Hewlett Packard's CEO Meg Whitman believes that "current long-term HP partners, like Intel (INTC) and Microsoft, are increasingly becoming outright competitors". It is a fact that the competitive landscape of technology has seen dramatic changes in the recent years as new trends have emerged and advanced technologies have been launched.
In my view, HP products are more differentiated. Even if HP directly competed with Intel and Microsoft, it is more diverse compared to Dell (DELL) or IBM. For example, HP printers are more reliable than Dell's as they have more memory, and better imaging lenses. They are less bulky and have more value for money as the HP printers ship with 2,000 pages of toner vs. 1,000 pages of Dell. So, there is definitely a competitive advantage, which may be used in the company's best interest. Besides, HP is less reliant on the PC market as a percentage of revenue than IBM due to its numerous different segments from which it can generate revenues.
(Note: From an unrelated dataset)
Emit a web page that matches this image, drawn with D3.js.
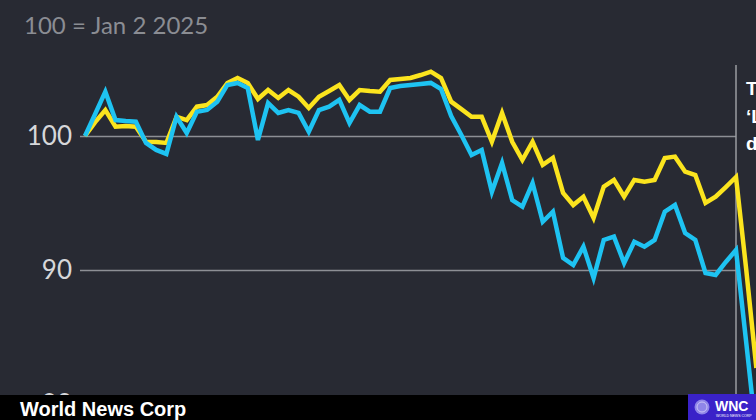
<!DOCTYPE html>
<html>
<head>
<meta charset="utf-8">
<script src="https://cdn.jsdelivr.net/npm/d3@7"></script>
<style>
  html, body { margin: 0; padding: 0; background: #282a33; overflow: hidden; }
  svg { display: block; }
</style>
</head>
<body>
<div id="chart"></div>
<script>
// index 0 = Jan 2 2025, one step per trading day, 64 = Apr 2
var yellow = [100.00, 101.04, 101.94, 100.69, 100.75, 100.69, 99.57, 99.55, 99.48, 101.44,
  101.19, 102.19, 102.31, 102.93, 103.96, 104.33, 103.96, 102.76, 103.43, 102.84,
  103.43, 102.93, 102.09, 102.93, 103.36, 103.81, 102.69, 103.43, 103.36, 103.31,
  104.18, 104.25, 104.33, 104.55, 104.80, 104.33, 102.56, 102.01, 101.44, 101.44,
  99.57, 101.72, 99.57, 98.21, 99.57, 97.84, 98.36, 95.75, 94.85, 95.47,
  93.88, 96.22, 96.72, 95.47, 96.72, 96.59, 96.72, 98.36, 98.46, 97.34,
  97.09, 95.00, 95.47, 96.19, 96.94, 90.07, 82.69];

var cyan = [100.00, 101.64, 103.31, 101.19, 101.12, 101.07, 99.48, 98.96, 98.66, 101.44,
  100.22, 101.81, 101.94, 102.56, 103.81, 103.96, 103.58, 99.70, 102.46, 101.72,
  101.94, 101.72, 100.32, 101.94, 102.19, 102.69, 100.97, 102.31, 101.81, 101.81,
  103.58, 103.73, 103.81, 103.88, 103.96, 103.51, 101.49, 100.07, 98.58, 98.96,
  95.84, 97.99, 95.22, 94.72, 96.49, 93.60, 94.35, 90.90, 90.37, 91.74,
  89.40, 92.24, 92.49, 90.52, 92.11, 91.74, 92.24, 94.35, 94.85, 92.76,
  92.24, 89.78, 89.63, 90.60, 91.49, 84.63, 77.61];

var yTicks = [80, 90, 100];
var markerIndex = 64;
var title = "100 = Jan 2 2025";
var noteLines = ["Trump\u2019s", "\u2018Liberation", "day\u2019 tariffs"];
var footer = "World News Corp";

var width = 756, height = 420;

var svg = d3.select("#chart")
  .append("svg")
  .attr("width", width)
  .attr("height", height);

svg.append("rect")
  .attr("width", width)
  .attr("height", height)
  .attr("fill", "#282a33");

var x = d3.scaleLinear().domain([0, markerIndex]).range([85, 736]);
var y = d3.scaleLinear().domain([90, 100]).range([270, 136]);

// title
svg.append("text")
  .attr("x", 24)
  .attr("y", 34)
  .attr("fill", "#8b8d93")
  .style("font-family", "Lato, 'Open Sans', sans-serif")
  .style("font-size", "24px")
  .text(title);

// y axis with gridlines
var yAxis = svg.append("g")
  .attr("transform", "translate(80,0)")
  .call(d3.axisLeft(y).tickValues(yTicks).tickSize(-(x(markerIndex) - 80)).tickPadding(8).tickFormat(d3.format("d")));
yAxis.select(".domain").remove();
yAxis.selectAll(".tick line")
  .attr("stroke", "#8d8f95")
  .attr("stroke-width", 1.5);
yAxis.selectAll(".tick text")
  .attr("fill", "#d6d7da")
  .style("font-family", "Lato, 'Open Sans', sans-serif")
  .style("font-size", "26px");

// marker line
svg.append("line")
  .attr("x1", x(markerIndex)).attr("x2", x(markerIndex))
  .attr("y1", 65).attr("y2", 396)
  .attr("stroke", "#9a9ca2")
  .attr("stroke-width", 1.5);

var note = svg.append("text")
  .attr("x", x(markerIndex) + 10)
  .attr("y", 95)
  .attr("fill", "#ffffff")
  .style("font-family", "'Liberation Sans', Arial, sans-serif")
  .style("font-weight", "bold")
  .style("font-size", "19px");
note.selectAll("tspan")
  .data(noteLines)
  .enter().append("tspan")
  .attr("x", x(markerIndex) + 10)
  .attr("dy", function(d, i){ return i ? 27.5 : 0; })
  .text(function(d){ return d; });

var line = d3.line()
  .x(function(d, i){ return x(i); })
  .y(function(d){ return y(d); });

svg.append("path")
  .datum(yellow)
  .attr("d", line)
  .attr("fill", "none")
  .attr("stroke", "#fbe41e")
  .attr("stroke-width", 4.5);

svg.append("path")
  .datum(cyan)
  .attr("d", line)
  .attr("fill", "none")
  .attr("stroke", "#1ec3f2")
  .attr("stroke-width", 4.5);

// footer bar
svg.append("rect")
  .attr("x", 0).attr("y", 395)
  .attr("width", width).attr("height", 25)
  .attr("fill", "#000000");

svg.append("text")
  .attr("x", 20)
  .attr("y", 416)
  .attr("fill", "#ffffff")
  .style("font-family", "'Liberation Sans', Arial, sans-serif")
  .style("font-weight", "bold")
  .style("font-size", "20px")
  .text(footer);

// logo
var logo = svg.append("g").attr("transform", "translate(688,394)");
logo.append("rect")
  .attr("width", 68).attr("height", 26)
  .attr("fill", "#3a22c8");
logo.append("circle")
  .attr("cx", 14).attr("cy", 13).attr("r", 7.5)
  .attr("fill", "#8f85e8");
logo.append("circle")
  .attr("cx", 14).attr("cy", 13).attr("r", 5)
  .attr("fill", "none")
  .attr("stroke", "#c9c3f5")
  .attr("stroke-width", 1);
logo.append("text")
  .attr("x", 27).attr("y", 17)
  .attr("fill", "#ffffff")
  .style("font-family", "'Liberation Sans', Arial, sans-serif")
  .style("font-weight", "bold")
  .style("font-size", "14px")
  .text("WNC");
logo.append("text")
  .attr("x", 28).attr("y", 23)
  .attr("fill", "#ffffff")
  .style("font-family", "'Liberation Sans', Arial, sans-serif")
  .style("font-size", "3.5px")
  .text("WORLD NEWS CORP");
</script>
</body>
</html>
HP is expected to release Q4 2013 results on Nov 26, 2013. The consensus EPS forecast is $1.01, down by 12.9% compared to $1.16 of Q4 2012. However, in 2014, HP is expected to recover. First of all, in May, HP announced a major restructuring that involves simplifying business process and lowering marketing expenses. In addition, CEO Meg Whitman plans major job cuts - 29,000 people by the end of 2014 - to save $3.5 billion annually and boost profitability. In doing so, HP seeks to trade off for the losses from the PC sales.
Another focus point for HP should be cloud services. The company has the potential to generate revenues and directly compete with Amazon (AMZN) on cloud services. The recently launched HP Cloud Computer, HP Cloud Object Storage and HP Cloud CDN, are all built on HP Cloud OS and integrate key features of OpenStack technology to provide the end-user with access to converged storage and integrated data analytics. In my view, this newly introduced converged cloud infrastructure, can be the turnaround point for HP, provided that the company will avoid too many mergers in the future and will capitalize on the R&D investment. HOLD.